>> Start Provided records

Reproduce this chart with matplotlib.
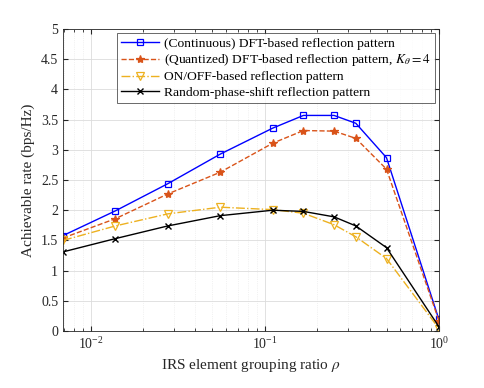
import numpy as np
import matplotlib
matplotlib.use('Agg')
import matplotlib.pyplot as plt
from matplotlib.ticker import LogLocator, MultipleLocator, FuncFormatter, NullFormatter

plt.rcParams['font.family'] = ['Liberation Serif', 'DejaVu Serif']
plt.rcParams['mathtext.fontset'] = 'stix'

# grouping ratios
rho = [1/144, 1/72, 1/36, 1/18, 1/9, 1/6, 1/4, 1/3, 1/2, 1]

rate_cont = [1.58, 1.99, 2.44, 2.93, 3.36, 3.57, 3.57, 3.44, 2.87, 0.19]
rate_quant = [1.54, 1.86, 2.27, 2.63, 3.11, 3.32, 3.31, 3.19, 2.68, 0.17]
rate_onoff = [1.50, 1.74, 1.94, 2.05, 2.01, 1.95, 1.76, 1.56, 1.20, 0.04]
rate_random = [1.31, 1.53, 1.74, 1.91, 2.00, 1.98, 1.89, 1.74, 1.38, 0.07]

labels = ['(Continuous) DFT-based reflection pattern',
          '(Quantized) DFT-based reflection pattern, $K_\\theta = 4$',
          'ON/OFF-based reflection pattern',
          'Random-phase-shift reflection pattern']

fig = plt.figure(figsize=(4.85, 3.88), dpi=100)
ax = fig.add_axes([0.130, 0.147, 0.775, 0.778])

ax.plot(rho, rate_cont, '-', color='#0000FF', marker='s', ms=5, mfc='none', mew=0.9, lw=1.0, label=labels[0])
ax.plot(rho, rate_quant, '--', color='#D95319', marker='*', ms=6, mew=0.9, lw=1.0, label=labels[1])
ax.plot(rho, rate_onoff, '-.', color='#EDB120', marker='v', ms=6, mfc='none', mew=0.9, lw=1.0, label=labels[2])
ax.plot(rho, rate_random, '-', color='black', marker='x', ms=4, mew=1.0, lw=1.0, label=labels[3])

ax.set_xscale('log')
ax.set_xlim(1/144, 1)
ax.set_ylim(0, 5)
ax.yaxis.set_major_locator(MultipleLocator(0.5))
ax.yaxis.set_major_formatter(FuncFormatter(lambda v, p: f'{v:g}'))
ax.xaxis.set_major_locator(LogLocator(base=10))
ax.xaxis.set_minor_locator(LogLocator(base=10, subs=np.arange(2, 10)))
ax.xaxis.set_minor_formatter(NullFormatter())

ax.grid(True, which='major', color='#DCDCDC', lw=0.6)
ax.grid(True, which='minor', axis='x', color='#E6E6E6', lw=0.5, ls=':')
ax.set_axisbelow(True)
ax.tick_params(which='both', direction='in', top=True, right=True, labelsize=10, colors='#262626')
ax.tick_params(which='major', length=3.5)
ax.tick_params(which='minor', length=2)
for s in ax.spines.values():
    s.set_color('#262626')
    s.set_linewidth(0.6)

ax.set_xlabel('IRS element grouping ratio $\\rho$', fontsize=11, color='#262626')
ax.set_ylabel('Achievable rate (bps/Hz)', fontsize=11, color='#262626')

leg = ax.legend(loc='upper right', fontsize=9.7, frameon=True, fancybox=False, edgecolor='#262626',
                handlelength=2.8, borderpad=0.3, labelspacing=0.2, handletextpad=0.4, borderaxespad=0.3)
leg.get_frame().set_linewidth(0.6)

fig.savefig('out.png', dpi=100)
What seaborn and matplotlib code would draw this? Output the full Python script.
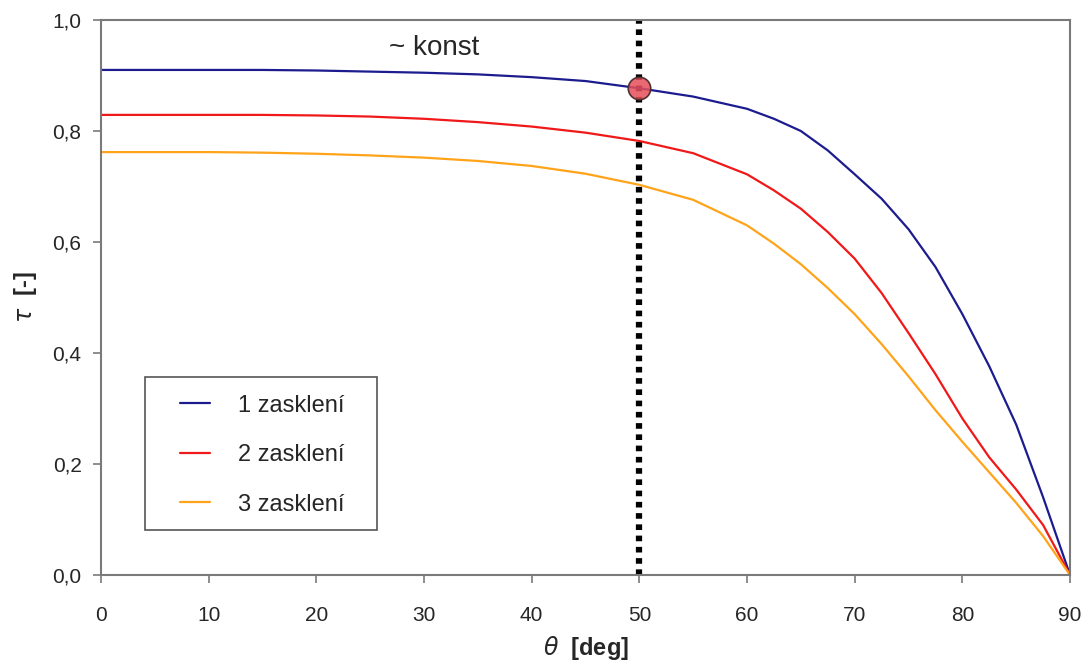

>> End Provided records

Aim:
Within the listing above, copy each line that has the string "this".

Correct output:
Reproduce this chart with matplotlib.
What seaborn and matplotlib code would draw this? Output the full Python script.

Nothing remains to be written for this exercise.